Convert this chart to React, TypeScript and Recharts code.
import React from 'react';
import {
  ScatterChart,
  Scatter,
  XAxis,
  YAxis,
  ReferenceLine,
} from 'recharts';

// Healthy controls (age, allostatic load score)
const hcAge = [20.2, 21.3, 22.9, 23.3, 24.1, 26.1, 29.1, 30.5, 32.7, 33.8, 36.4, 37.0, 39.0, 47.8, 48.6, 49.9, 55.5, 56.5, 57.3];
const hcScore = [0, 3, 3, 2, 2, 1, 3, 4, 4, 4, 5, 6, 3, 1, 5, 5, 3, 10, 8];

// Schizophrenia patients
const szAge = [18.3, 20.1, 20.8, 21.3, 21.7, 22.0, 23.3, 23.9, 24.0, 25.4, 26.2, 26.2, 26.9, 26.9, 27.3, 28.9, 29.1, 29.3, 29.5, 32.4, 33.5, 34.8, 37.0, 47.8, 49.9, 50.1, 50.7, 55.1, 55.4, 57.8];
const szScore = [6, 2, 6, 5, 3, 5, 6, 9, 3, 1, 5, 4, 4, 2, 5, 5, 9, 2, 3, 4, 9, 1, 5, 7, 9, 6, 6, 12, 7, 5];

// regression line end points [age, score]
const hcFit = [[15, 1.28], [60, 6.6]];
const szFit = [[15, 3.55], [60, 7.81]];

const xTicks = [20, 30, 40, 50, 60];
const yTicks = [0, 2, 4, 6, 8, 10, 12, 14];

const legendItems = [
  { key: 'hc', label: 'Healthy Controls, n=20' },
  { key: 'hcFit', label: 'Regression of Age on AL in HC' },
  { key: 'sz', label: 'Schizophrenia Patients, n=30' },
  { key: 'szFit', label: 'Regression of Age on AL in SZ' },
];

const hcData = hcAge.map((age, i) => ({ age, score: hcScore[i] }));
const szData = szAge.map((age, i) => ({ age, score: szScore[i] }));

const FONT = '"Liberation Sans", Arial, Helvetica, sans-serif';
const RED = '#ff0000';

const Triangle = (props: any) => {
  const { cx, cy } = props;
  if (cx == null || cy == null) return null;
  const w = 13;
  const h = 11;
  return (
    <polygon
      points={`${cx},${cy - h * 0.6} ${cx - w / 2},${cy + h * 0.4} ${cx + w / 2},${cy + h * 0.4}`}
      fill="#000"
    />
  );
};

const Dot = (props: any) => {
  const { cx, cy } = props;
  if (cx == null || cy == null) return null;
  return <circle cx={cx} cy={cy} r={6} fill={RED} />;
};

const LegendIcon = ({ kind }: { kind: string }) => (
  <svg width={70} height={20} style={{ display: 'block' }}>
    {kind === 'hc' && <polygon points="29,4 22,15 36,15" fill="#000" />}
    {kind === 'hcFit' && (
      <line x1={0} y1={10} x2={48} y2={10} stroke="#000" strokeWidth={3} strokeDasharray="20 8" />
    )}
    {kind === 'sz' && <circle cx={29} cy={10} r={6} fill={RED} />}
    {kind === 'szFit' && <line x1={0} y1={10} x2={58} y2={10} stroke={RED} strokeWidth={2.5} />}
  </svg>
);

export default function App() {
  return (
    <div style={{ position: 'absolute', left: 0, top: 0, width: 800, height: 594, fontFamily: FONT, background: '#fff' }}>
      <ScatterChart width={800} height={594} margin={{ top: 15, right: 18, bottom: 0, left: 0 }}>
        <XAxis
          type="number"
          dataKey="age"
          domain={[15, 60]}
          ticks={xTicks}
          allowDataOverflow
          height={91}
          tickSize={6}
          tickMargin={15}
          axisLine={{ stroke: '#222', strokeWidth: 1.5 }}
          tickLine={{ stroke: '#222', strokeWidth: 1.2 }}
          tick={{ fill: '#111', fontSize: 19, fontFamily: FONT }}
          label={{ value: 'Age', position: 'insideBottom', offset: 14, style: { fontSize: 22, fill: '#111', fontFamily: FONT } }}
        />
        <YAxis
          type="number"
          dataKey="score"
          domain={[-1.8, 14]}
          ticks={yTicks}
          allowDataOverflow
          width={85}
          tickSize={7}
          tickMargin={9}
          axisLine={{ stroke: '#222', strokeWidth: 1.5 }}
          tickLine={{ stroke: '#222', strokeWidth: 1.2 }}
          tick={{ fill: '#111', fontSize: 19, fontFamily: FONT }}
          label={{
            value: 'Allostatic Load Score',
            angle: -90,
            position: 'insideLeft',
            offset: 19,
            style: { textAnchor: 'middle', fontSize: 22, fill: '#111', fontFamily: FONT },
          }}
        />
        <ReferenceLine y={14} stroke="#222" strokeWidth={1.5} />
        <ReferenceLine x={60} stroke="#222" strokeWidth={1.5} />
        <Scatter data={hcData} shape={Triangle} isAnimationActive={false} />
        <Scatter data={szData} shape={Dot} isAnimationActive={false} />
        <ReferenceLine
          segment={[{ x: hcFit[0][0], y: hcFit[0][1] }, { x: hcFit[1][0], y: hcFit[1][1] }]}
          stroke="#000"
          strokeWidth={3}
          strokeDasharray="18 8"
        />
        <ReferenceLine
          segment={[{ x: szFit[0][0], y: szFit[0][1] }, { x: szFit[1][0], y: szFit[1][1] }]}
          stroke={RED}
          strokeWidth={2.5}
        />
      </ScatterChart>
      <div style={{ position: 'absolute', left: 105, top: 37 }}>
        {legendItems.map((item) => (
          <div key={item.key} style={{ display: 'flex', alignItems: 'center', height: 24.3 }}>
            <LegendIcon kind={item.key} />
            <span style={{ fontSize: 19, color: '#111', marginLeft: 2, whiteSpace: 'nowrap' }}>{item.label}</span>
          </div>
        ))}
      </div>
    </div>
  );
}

_Your objective:_
Make an exact copy of the material above.

_Exercise answer:_
Convert this chart to React, TypeScript and Recharts code.
import React from 'react';
import {
  ScatterChart,
  Scatter,
  XAxis,
  YAxis,
  ReferenceLine,
} from 'recharts';

// Healthy controls (age, allostatic load score)
const hcAge = [20.2, 21.3, 22.9, 23.3, 24.1, 26.1, 29.1, 30.5, 32.7, 33.8, 36.4, 37.0, 39.0, 47.8, 48.6, 49.9, 55.5, 56.5, 57.3];
const hcScore = [0, 3, 3, 2, 2, 1, 3, 4, 4, 4, 5, 6, 3, 1, 5, 5, 3, 10, 8];

// Schizophrenia patients
const szAge = [18.3, 20.1, 20.8, 21.3, 21.7, 22.0, 23.3, 23.9, 24.0, 25.4, 26.2, 26.2, 26.9, 26.9, 27.3, 28.9, 29.1, 29.3, 29.5, 32.4, 33.5, 34.8, 37.0, 47.8, 49.9, 50.1, 50.7, 55.1, 55.4, 57.8];
const szScore = [6, 2, 6, 5, 3, 5, 6, 9, 3, 1, 5, 4, 4, 2, 5, 5, 9, 2, 3, 4, 9, 1, 5, 7, 9, 6, 6, 12, 7, 5];

// regression line end points [age, score]
const hcFit = [[15, 1.28], [60, 6.6]];
const szFit = [[15, 3.55], [60, 7.81]];

const xTicks = [20, 30, 40, 50, 60];
const yTicks = [0, 2, 4, 6, 8, 10, 12, 14];

const legendItems = [
  { key: 'hc', label: 'Healthy Controls, n=20' },
  { key: 'hcFit', label: 'Regression of Age on AL in HC' },
  { key: 'sz', label: 'Schizophrenia Patients, n=30' },
  { key: 'szFit', label: 'Regression of Age on AL in SZ' },
];

const hcData = hcAge.map((age, i) => ({ age, score: hcScore[i] }));
const szData = szAge.map((age, i) => ({ age, score: szScore[i] }));

const FONT = '"Liberation Sans", Arial, Helvetica, sans-serif';
const RED = '#ff0000';

const Triangle = (props: any) => {
  const { cx, cy } = props;
  if (cx == null || cy == null) return null;
  const w = 13;
  const h = 11;
  return (
    <polygon
      points={`${cx},${cy - h * 0.6} ${cx - w / 2},${cy + h * 0.4} ${cx + w / 2},${cy + h * 0.4}`}
      fill="#000"
    />
  );
};

const Dot = (props: any) => {
  const { cx, cy } = props;
  if (cx == null || cy == null) return null;
  return <circle cx={cx} cy={cy} r={6} fill={RED} />;
};

const LegendIcon = ({ kind }: { kind: string }) => (
  <svg width={70} height={20} style={{ display: 'block' }}>
    {kind === 'hc' && <polygon points="29,4 22,15 36,15" fill="#000" />}
    {kind === 'hcFit' && (
      <line x1={0} y1={10} x2={48} y2={10} stroke="#000" strokeWidth={3} strokeDasharray="20 8" />
    )}
    {kind === 'sz' && <circle cx={29} cy={10} r={6} fill={RED} />}
    {kind === 'szFit' && <line x1={0} y1={10} x2={58} y2={10} stroke={RED} strokeWidth={2.5} />}
  </svg>
);

export default function App() {
  return (
    <div style={{ position: 'absolute', left: 0, top: 0, width: 800, height: 594, fontFamily: FONT, background: '#fff' }}>
      <ScatterChart width={800} height={594} margin={{ top: 15, right: 18, bottom: 0, left: 0 }}>
        <XAxis
          type="number"
          dataKey="age"
          domain={[15, 60]}
          ticks={xTicks}
          allowDataOverflow
          height={91}
          tickSize={6}
          tickMargin={15}
          axisLine={{ stroke: '#222', strokeWidth: 1.5 }}
          tickLine={{ stroke: '#222', strokeWidth: 1.2 }}
          tick={{ fill: '#111', fontSize: 19, fontFamily: FONT }}
          label={{ value: 'Age', position: 'insideBottom', offset: 14, style: { fontSize: 22, fill: '#111', fontFamily: FONT } }}
        />
        <YAxis
          type="number"
          dataKey="score"
          domain={[-1.8, 14]}
          ticks={yTicks}
          allowDataOverflow
          width={85}
          tickSize={7}
          tickMargin={9}
          axisLine={{ stroke: '#222', strokeWidth: 1.5 }}
          tickLine={{ stroke: '#222', strokeWidth: 1.2 }}
          tick={{ fill: '#111', fontSize: 19, fontFamily: FONT }}
          label={{
            value: 'Allostatic Load Score',
            angle: -90,
            position: 'insideLeft',
            offset: 19,
            style: { textAnchor: 'middle', fontSize: 22, fill: '#111', fontFamily: FONT },
          }}
        />
        <ReferenceLine y={14} stroke="#222" strokeWidth={1.5} />
        <ReferenceLine x={60} stroke="#222" strokeWidth={1.5} />
        <Scatter data={hcData} shape={Triangle} isAnimationActive={false} />
        <Scatter data={szData} shape={Dot} isAnimationActive={false} />
        <ReferenceLine
          segment={[{ x: hcFit[0][0], y: hcFit[0][1] }, { x: hcFit[1][0], y: hcFit[1][1] }]}
          stroke="#000"
          strokeWidth={3}
          strokeDasharray="18 8"
        />
        <ReferenceLine
          segment={[{ x: szFit[0][0], y: szFit[0][1] }, { x: szFit[1][0], y: szFit[1][1] }]}
          stroke={RED}
          strokeWidth={2.5}
        />
      </ScatterChart>
      <div style={{ position: 'absolute', left: 105, top: 37 }}>
        {legendItems.map((item) => (
          <div key={item.key} style={{ display: 'flex', alignItems: 'center', height: 24.3 }}>
            <LegendIcon kind={item.key} />
            <span style={{ fontSize: 19, color: '#111', marginLeft: 2, whiteSpace: 'nowrap' }}>{item.label}</span>
          </div>
        ))}
      </div>
    </div>
  );
}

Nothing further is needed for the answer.